María apoyó la mano en el hombro de Robert Jordan y la mantuvo allí. Robert Jordan pensó de repente: «Dejémonos de tonterías y aprovechemos el tiempo disponible.» Pero después recapacitó: era demasiado pronto. Había que apurar lo que aún quedaba de la velada. Así es que preguntó, dirigiéndose a Pablo:

- ¡Eh, tú!, ¿crees en estas brujerías?

- No lo sé -respondió Pablo-. Soy más bien de tu opinión. Nunca me ha ocurrido nada sobrenatural. Miedo sí que he pasado algunas veces, y mucho. Pero creo que Pilar puede adivinar las cosas por la palma de la mano. Si no está mintiendo, es posible que haya olido eso que dice.

- ¡Qué va! -contestó Pilar-. ¡Qué voy a mentir! No soy yo la que lo ha inventado. Ese Blanquet era un hombre muy serio y, además, muy devoto. No era gitano, sino un burgués de Valencia. ¿Le has visto alguna vez?

- Sí -replicó Robert Jordan-; le he visto muchas veces. Era pequeño, de cara grisácea, pero no había nadie que manejase la capa como él. Se movía como un gamo.

- Justo -dijo Pilar-. Tenía la cara gris por una enfermedad del corazón y los gitanos decían que llevaba la muerte consigo, aunque era capaz de apartarla de un capotazo, con la misma facilidad con que tú limpiarías el polvo de esta mesa.

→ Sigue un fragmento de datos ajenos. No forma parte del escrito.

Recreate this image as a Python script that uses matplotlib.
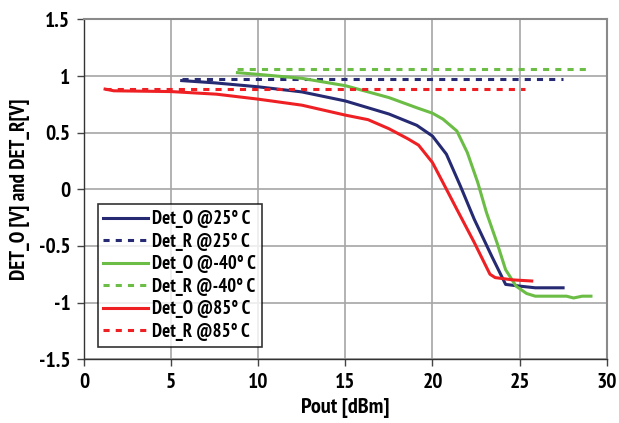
import matplotlib
matplotlib.use("Agg")
import matplotlib.pyplot as plt

plt.rcParams['font.family'] = ['PT Sans Narrow', 'DejaVu Sans']
plt.rcParams['font.weight'] = 'bold'

# Det_O @25°C
x_o25 = [5.6, 7.5, 10.0, 12.5, 15.0, 17.5, 19.1, 20.0, 20.8, 21.6, 22.4, 23.4, 24.2, 25.0, 25.9, 27.5]
y_o25 = [0.96, 0.94, 0.905, 0.86, 0.78, 0.665, 0.565, 0.47, 0.31, 0.03, -0.265, -0.59, -0.84, -0.855, -0.87, -0.87]
# Det_O @-40°C
x_om40 = [8.8, 10.0, 12.5, 15.0, 17.5, 19.1, 20.0, 20.6, 21.4, 22.0, 22.6, 23.1, 23.7, 24.2, 24.8, 25.4, 25.9, 27.7, 28.1, 28.6, 29.1]
y_om40 = [1.03, 1.015, 0.98, 0.915, 0.81, 0.72, 0.672, 0.62, 0.515, 0.325, 0.06, -0.205, -0.47, -0.71, -0.855, -0.92, -0.944, -0.944, -0.96, -0.944, -0.944]
# Det_O @85°C
x_o85 = [1.2, 1.7, 5.0, 7.6, 10.0, 12.5, 15.0, 16.3, 17.5, 18.6, 19.2, 20.0, 20.6, 21.4, 22.4, 23.3, 23.6, 24.6, 25.7]
y_o85 = [0.885, 0.87, 0.863, 0.84, 0.796, 0.743, 0.655, 0.615, 0.535, 0.445, 0.39, 0.236, 0.06, -0.177, -0.47, -0.75, -0.78, -0.80, -0.81]
# Det_R lines (x range and level)
x_r25 = [5.6, 27.5]
y_r25 = [0.975, 0.975]
x_rm40 = [8.8, 29.1]
y_rm40 = [1.065, 1.065]
x_r85 = [1.2, 25.3]
y_r85 = [0.89, 0.89]

labels = ["Det_O @25° C", "Det_R @25° C", "Det_O @-40° C", "Det_R @-40° C", "Det_O @85° C", "Det_R @85° C"]
xticks = [0, 5, 10, 15, 20, 25, 30]
yticks = [-1.5, -1, -0.5, 0, 0.5, 1, 1.5]
ytick_labels = ["-1.5", "-1", "-0.5", "0", "0.5", "1", "1.5"]

c_blue = "#252a72"
c_green = "#6bbd45"
c_red = "#ee2024"

fig = plt.figure(figsize=(6.19, 4.23), dpi=100)
ax = fig.add_axes([0.136, 0.151, 0.844, 0.803])

lw = 2.2
dash = (0, (2.0, 2.0))
ax.plot(x_o25, y_o25, color=c_blue, lw=lw, label=labels[0])
ax.plot(x_r25, y_r25, color=c_blue, lw=lw, ls=dash, label=labels[1])
ax.plot(x_om40, y_om40, color=c_green, lw=lw, label=labels[2])
ax.plot(x_rm40, y_rm40, color=c_green, lw=lw, ls=dash, label=labels[3])
ax.plot(x_o85, y_o85, color=c_red, lw=lw, label=labels[4])
ax.plot(x_r85, y_r85, color=c_red, lw=lw, ls=dash, label=labels[5])

ax.set_xlim(0, 30)
ax.set_ylim(-1.5, 1.5)
ax.set_xticks(xticks)
ax.set_yticks(yticks)
ax.set_yticklabels(ytick_labels)
ax.grid(True, color="#a6a6a6", lw=1.2)
ax.set_axisbelow(True)
ax.tick_params(axis='both', labelsize=15.5, length=5, width=1, color="#444444", direction='out', pad=5)
for lab in ax.get_xticklabels() + ax.get_yticklabels():
    lab.set_fontweight('bold')
for s in ['left', 'bottom']:
    ax.spines[s].set_color("#333333")
    ax.spines[s].set_linewidth(1.0)
for s in ['top', 'right']:
    ax.spines[s].set_color("#8a8a8a")
    ax.spines[s].set_linewidth(1.5)

ax.set_xlabel("Pout [dBm]", fontsize=16, fontweight='bold', labelpad=4)
ax.set_ylabel("DET_O [V] and DET_R[V]", fontsize=15, fontweight='bold', labelpad=6)

leg = ax.legend(loc='lower left', bbox_to_anchor=(0.026, 0.037), fontsize=13.5, frameon=True,
                fancybox=False, edgecolor='black', handlelength=2.4, handletextpad=0.2,
                labelspacing=0.24, borderpad=0.3, borderaxespad=0.0)
leg.get_frame().set_linewidth(1.2)
for t in leg.get_texts():
    t.set_fontweight('bold')

fig.savefig("out.png", dpi=100)
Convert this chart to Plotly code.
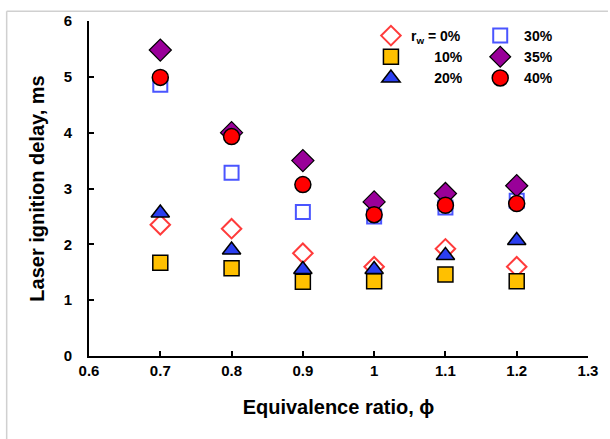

Y él, aunque no era gitano, sintió el olor de muerte que despedía José en Talavera. No sé cómo pudo notarlo por encima del olor a manzanilla. Pero Blanquet hablaba de aquello con muchas vacilaciones y los que entonces le escuchaban dijeron que todo eso eran fantasías, y que lo que había olido era el olor que exhalaba Joselito de los sobacos, por la mala vida que llevaba. Pero más tarde vino eso de Manolo Granero, en lo que participó también Juan Luis de la Rosa. Desde luego, Juan Luis no era muy decente, pero tenía mucha habilidad en su trabajo y tumbaba a las mujeres mejor que nadie. Blanquet era serio y muy tranquilo y completamente incapaz de contar una mentira. Y yo te digo que sentí el olor de la muerte cuando tu compañero estuvo aquí.

- No lo creo -insistió Robert Jordan-. Además, has dicho que Blanquet lo había olido antes del paseíllo. Unos momentos antes de que la corrida comenzase. Pero aquí Kashkin y vosotros salisteis bien de lo del tren. Kashkin no murió entonces. ¿Cómo pudiste olerlo?